Your task is to give the listing below back word for word, pictures excluded.

[BEGIN The data]

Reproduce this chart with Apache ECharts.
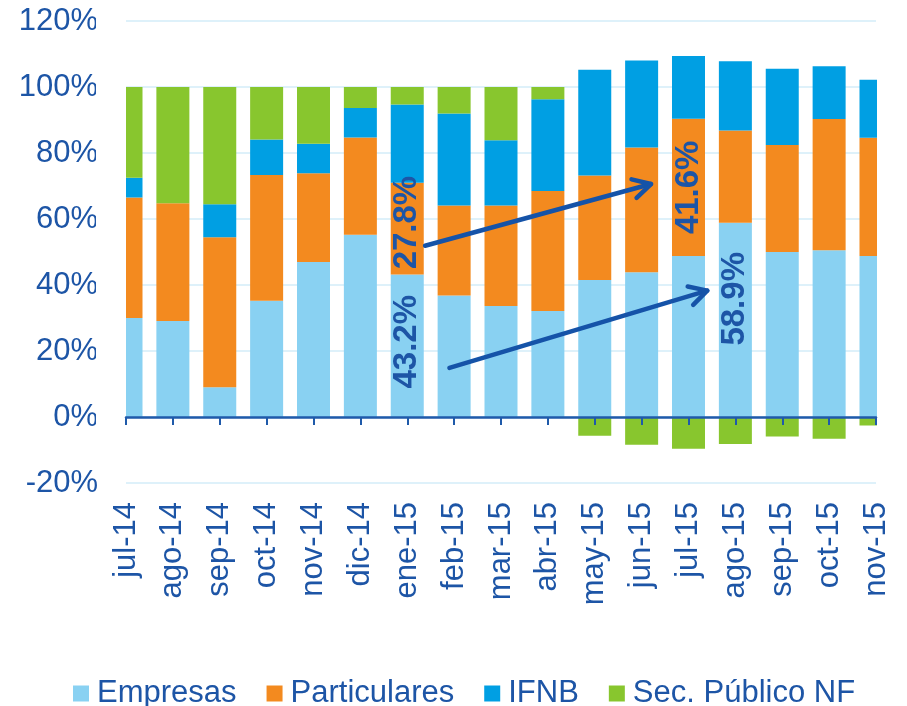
<!DOCTYPE html>
<html>
<head>
<meta charset="utf-8">
<script src="https://cdn.jsdelivr.net/npm/echarts@6/dist/echarts.min.js"></script>
<style>
  html, body { margin: 0; padding: 0; background: #fff; }
  #chart { width: 907px; height: 706px; }
</style>
</head>
<body>
<div id="chart"></div>
<script>
  // datos (% del total)
  var months = ['jul-14', 'ago-14', 'sep-14', 'oct-14', 'nov-14', 'dic-14', 'ene-15', 'feb-15', 'mar-15',
    'abr-15', 'may-15', 'jun-15', 'jul-15', 'ago-15', 'sep-15', 'oct-15', 'nov-15'];
  var empresas     = [30.0, 29.1, 9.0, 35.2, 47.0, 55.2, 43.2, 36.8, 33.6, 32.1, 41.5, 43.9, 48.8, 58.9, 50.0, 50.5, 48.8];
  var particulares = [36.5, 35.7, 45.5, 38.1, 26.9, 29.5, 27.8, 27.3, 30.5, 36.4, 31.7, 37.8, 41.6, 27.9, 32.4, 39.8, 35.8];
  var ifnb         = [6.0, 0, 10.0, 10.8, 8.9, 8.9, 23.7, 27.9, 19.8, 27.8, 32.0, 26.3, 19.0, 21.0, 23.1, 16.0, 17.6];
  var secPublico   = [27.5, 35.2, 35.5, 15.9, 17.2, 6.4, 5.3, 8.0, 16.1, 3.7, -5.7, -8.4, -9.6, -8.2, -5.9, -6.6, -2.6];

  // valores destacados: [serie, mes, desplazamiento hacia arriba px]
  var highlights = [
    ['Empresas', 'ene-15', 4],
    ['Particulares', 'ene-15', 6],
    ['Particulares', 'jul-15', 0],
    ['Empresas', 'ago-15', 21]
  ];
  // flechas en coordenadas (indice de mes, %)
  var arrows = [
    [[6.38, 51.9], [11.2, 70.6]],
    [[6.9, 14.9], [12.4, 38.3]]
  ];

  var textBlue = '#1D55A6';
  var font = 'Liberation Sans, Arial, sans-serif';

  function withLabels(name, values) {
    return values.map(function (v, i) {
      var h = highlights.filter(function (x) { return x[0] === name && x[1] === months[i]; })[0];
      if (!h) return v;
      // con rotate 90 el eje x local apunta hacia arriba
      return {
        value: v,
        label: {
          show: true, position: 'inside', rotate: 90, offset: [h[2], 0],
          formatter: '{c}%', color: textBlue, fontSize: 33, fontWeight: 'bold', fontFamily: font
        }
      };
    });
  }

  var chart = echarts.init(document.getElementById('chart'));

  function makeSeries(name, values, color) {
    return {
      name: name,
      type: 'bar',
      stack: 'total',
      xAxisIndex: 0,
      barWidth: 33,
      itemStyle: { color: color },
      emphasis: { disabled: true },
      data: withLabels(name, values)
    };
  }

  var option = {
    animation: false,
    textStyle: { fontFamily: font },
    grid: { left: 126, right: 31, top: 21, bottom: 223 },
    legend: {
      left: 68,
      top: 673,
      icon: 'rect',
      itemWidth: 16,
      itemHeight: 16,
      itemGap: 30,
      textStyle: { color: textBlue, fontSize: 31, fontFamily: font, padding: [0, 0, 0, 3] },
      data: ['Empresas', 'Particulares', 'IFNB', 'Sec. Público NF']
    },
    xAxis: [{
      type: 'category',
      data: months,
      boundaryGap: false,
      axisLine: { onZero: true, lineStyle: { color: '#1F5AAA', width: 2.5 } },
      axisTick: { show: true, interval: 0, length: 8, lineStyle: { color: '#1F5AAA', width: 2 } },
      axisLabel: { show: false },
      splitLine: { show: false },
      z: 60
    }, {
      type: 'category',
      data: months,
      boundaryGap: false,
      position: 'bottom',
      axisLine: { show: false, onZero: false },
      axisTick: { show: false },
      axisLabel: { rotate: 90, margin: 19, color: textBlue, fontSize: 31, fontFamily: font, interval: 0 },
      splitLine: { show: false }
    }],
    yAxis: {
      type: 'value',
      min: -20,
      max: 120,
      interval: 20,
      axisLine: { show: false },
      axisTick: { show: false },
      axisLabel: { formatter: '{value}%', margin: 28, color: textBlue, fontSize: 31, fontFamily: font },
      splitLine: { lineStyle: { color: '#D3ECF8', width: 1.5 } }
    },
    series: [
      makeSeries('Empresas', empresas, '#89D1F2'),
      makeSeries('Particulares', particulares, '#F38A1F'),
      makeSeries('IFNB', ifnb, '#009FE3'),
      makeSeries('Sec. Público NF', secPublico, '#88C62E')
    ]
  };
  chart.setOption(option);

  // pixel de un punto con indice fraccional de mes
  function toPx(c) {
    var a = chart.convertToPixel({ xAxisIndex: 0, yAxisIndex: 0 }, [0, c[1]]);
    var b = chart.convertToPixel({ xAxisIndex: 0, yAxisIndex: 0 }, [1, c[1]]);
    return [a[0] + c[0] * (b[0] - a[0]), a[1]];
  }

  var graphics = [];
  // las barras de los extremos quedan cortadas por el borde del area
  var left = chart.convertToPixel({ xAxisIndex: 0 }, months[0]);
  var right = chart.convertToPixel({ xAxisIndex: 0 }, months[months.length - 1]);
  graphics.push({ type: 'rect', z: 50, silent: true, shape: { x: left - 30, y: 0, width: 30, height: 480 }, style: { fill: '#fff' } });
  graphics.push({ type: 'rect', z: 50, silent: true, shape: { x: right + 1, y: 0, width: 40, height: 480 }, style: { fill: '#fff' } });

  arrows.forEach(function (ar) {
    var p0 = toPx(ar[0]), p1 = toPx(ar[1]);
    var ang = Math.atan2(p1[1] - p0[1], p1[0] - p0[0]);
    var len = 20, spread = 0.5;
    var h1 = [p1[0] - len * Math.cos(ang - spread), p1[1] - len * Math.sin(ang - spread)];
    var h2 = [p1[0] - len * Math.cos(ang + spread), p1[1] - len * Math.sin(ang + spread)];
    var st = { stroke: '#1553A8', lineWidth: 4.5, lineCap: 'round', lineJoin: 'round', fill: null };
    graphics.push({ type: 'polyline', z: 100, shape: { points: [p0, p1] }, style: st });
    graphics.push({ type: 'polyline', z: 100, shape: { points: [h1, p1, h2] }, style: st });
  });
  chart.setOption({ graphic: graphics });
</script>
</body>
</html>
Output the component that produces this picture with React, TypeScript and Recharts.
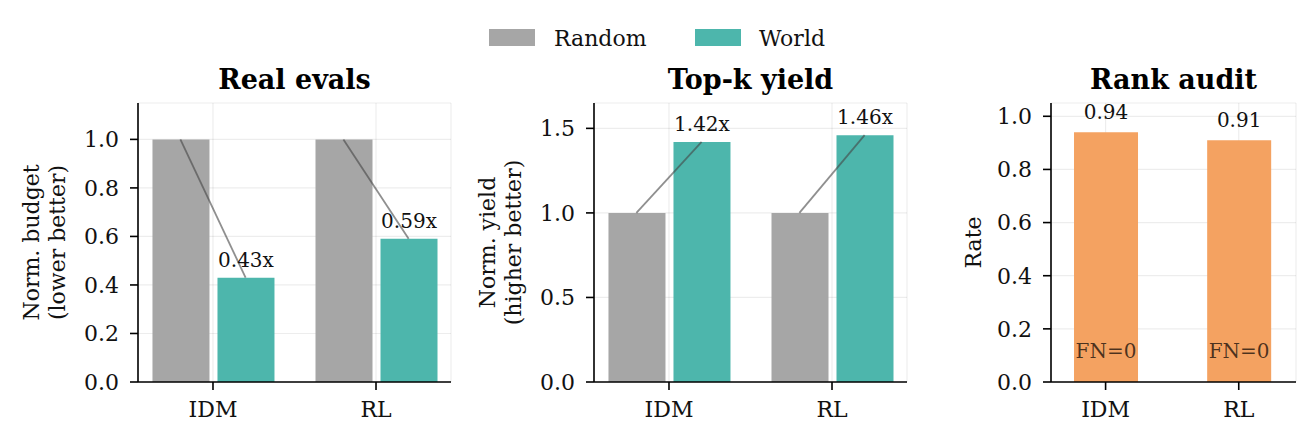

[END The data]

Written response
Reproduce this chart with Apache ECharts.
<!DOCTYPE html>
<html>
<head>
<meta charset="utf-8">
<script src="https://cdn.jsdelivr.net/npm/echarts@6/dist/echarts.min.js"></script>
<style>
  html, body { margin: 0; padding: 0; background: #fff; }
  #chart { width: 907px; height: 706px; }
</style>
</head>
<body>
<div id="chart"></div>
<script>
  // datos (% del total)
  var months = ['jul-14', 'ago-14', 'sep-14', 'oct-14', 'nov-14', 'dic-14', 'ene-15', 'feb-15', 'mar-15',
    'abr-15', 'may-15', 'jun-15', 'jul-15', 'ago-15', 'sep-15', 'oct-15', 'nov-15'];
  var empresas     = [30.0, 29.1, 9.0, 35.2, 47.0, 55.2, 43.2, 36.8, 33.6, 32.1, 41.5, 43.9, 48.8, 58.9, 50.0, 50.5, 48.8];
  var particulares = [36.5, 35.7, 45.5, 38.1, 26.9, 29.5, 27.8, 27.3, 30.5, 36.4, 31.7, 37.8, 41.6, 27.9, 32.4, 39.8, 35.8];
  var ifnb         = [6.0, 0, 10.0, 10.8, 8.9, 8.9, 23.7, 27.9, 19.8, 27.8, 32.0, 26.3, 19.0, 21.0, 23.1, 16.0, 17.6];
  var secPublico   = [27.5, 35.2, 35.5, 15.9, 17.2, 6.4, 5.3, 8.0, 16.1, 3.7, -5.7, -8.4, -9.6, -8.2, -5.9, -6.6, -2.6];

  // valores destacados: [serie, mes, desplazamiento hacia arriba px]
  var highlights = [
    ['Empresas', 'ene-15', 4],
    ['Particulares', 'ene-15', 6],
    ['Particulares', 'jul-15', 0],
    ['Empresas', 'ago-15', 21]
  ];
  // flechas en coordenadas (indice de mes, %)
  var arrows = [
    [[6.38, 51.9], [11.2, 70.6]],
    [[6.9, 14.9], [12.4, 38.3]]
  ];

  var textBlue = '#1D55A6';
  var font = 'Liberation Sans, Arial, sans-serif';

  function withLabels(name, values) {
    return values.map(function (v, i) {
      var h = highlights.filter(function (x) { return x[0] === name && x[1] === months[i]; })[0];
      if (!h) return v;
      // con rotate 90 el eje x local apunta hacia arriba
      return {
        value: v,
        label: {
          show: true, position: 'inside', rotate: 90, offset: [h[2], 0],
          formatter: '{c}%', color: textBlue, fontSize: 33, fontWeight: 'bold', fontFamily: font
        }
      };
    });
  }

  var chart = echarts.init(document.getElementById('chart'));

  function makeSeries(name, values, color) {
    return {
      name: name,
      type: 'bar',
      stack: 'total',
      xAxisIndex: 0,
      barWidth: 33,
      itemStyle: { color: color },
      emphasis: { disabled: true },
      data: withLabels(name, values)
    };
  }

  var option = {
    animation: false,
    textStyle: { fontFamily: font },
    grid: { left: 126, right: 31, top: 21, bottom: 223 },
    legend: {
      left: 68,
      top: 673,
      icon: 'rect',
      itemWidth: 16,
      itemHeight: 16,
      itemGap: 30,
      textStyle: { color: textBlue, fontSize: 31, fontFamily: font, padding: [0, 0, 0, 3] },
      data: ['Empresas', 'Particulares', 'IFNB', 'Sec. Público NF']
    },
    xAxis: [{
      type: 'category',
      data: months,
      boundaryGap: false,
      axisLine: { onZero: true, lineStyle: { color: '#1F5AAA', width: 2.5 } },
      axisTick: { show: true, interval: 0, length: 8, lineStyle: { color: '#1F5AAA', width: 2 } },
      axisLabel: { show: false },
      splitLine: { show: false },
      z: 60
    }, {
      type: 'category',
      data: months,
      boundaryGap: false,
      position: 'bottom',
      axisLine: { show: false, onZero: false },
      axisTick: { show: false },
      axisLabel: { rotate: 90, margin: 19, color: textBlue, fontSize: 31, fontFamily: font, interval: 0 },
      splitLine: { show: false }
    }],
    yAxis: {
      type: 'value',
      min: -20,
      max: 120,
      interval: 20,
      axisLine: { show: false },
      axisTick: { show: false },
      axisLabel: { formatter: '{value}%', margin: 28, color: textBlue, fontSize: 31, fontFamily: font },
      splitLine: { lineStyle: { color: '#D3ECF8', width: 1.5 } }
    },
    series: [
      makeSeries('Empresas', empresas, '#89D1F2'),
      makeSeries('Particulares', particulares, '#F38A1F'),
      makeSeries('IFNB', ifnb, '#009FE3'),
      makeSeries('Sec. Público NF', secPublico, '#88C62E')
    ]
  };
  chart.setOption(option);

  // pixel de un punto con indice fraccional de mes
  function toPx(c) {
    var a = chart.convertToPixel({ xAxisIndex: 0, yAxisIndex: 0 }, [0, c[1]]);
    var b = chart.convertToPixel({ xAxisIndex: 0, yAxisIndex: 0 }, [1, c[1]]);
    return [a[0] + c[0] * (b[0] - a[0]), a[1]];
  }

  var graphics = [];
  // las barras de los extremos quedan cortadas por el borde del area
  var left = chart.convertToPixel({ xAxisIndex: 0 }, months[0]);
  var right = chart.convertToPixel({ xAxisIndex: 0 }, months[months.length - 1]);
  graphics.push({ type: 'rect', z: 50, silent: true, shape: { x: left - 30, y: 0, width: 30, height: 480 }, style: { fill: '#fff' } });
  graphics.push({ type: 'rect', z: 50, silent: true, shape: { x: right + 1, y: 0, width: 40, height: 480 }, style: { fill: '#fff' } });

  arrows.forEach(function (ar) {
    var p0 = toPx(ar[0]), p1 = toPx(ar[1]);
    var ang = Math.atan2(p1[1] - p0[1], p1[0] - p0[0]);
    var len = 20, spread = 0.5;
    var h1 = [p1[0] - len * Math.cos(ang - spread), p1[1] - len * Math.sin(ang - spread)];
    var h2 = [p1[0] - len * Math.cos(ang + spread), p1[1] - len * Math.sin(ang + spread)];
    var st = { stroke: '#1553A8', lineWidth: 4.5, lineCap: 'round', lineJoin: 'round', fill: null };
    graphics.push({ type: 'polyline', z: 100, shape: { points: [p0, p1] }, style: st });
    graphics.push({ type: 'polyline', z: 100, shape: { points: [h1, p1, h2] }, style: st });
  });
  chart.setOption({ graphic: graphics });
</script>
</body>
</html>
Output the component that produces this picture with React, TypeScript and Recharts.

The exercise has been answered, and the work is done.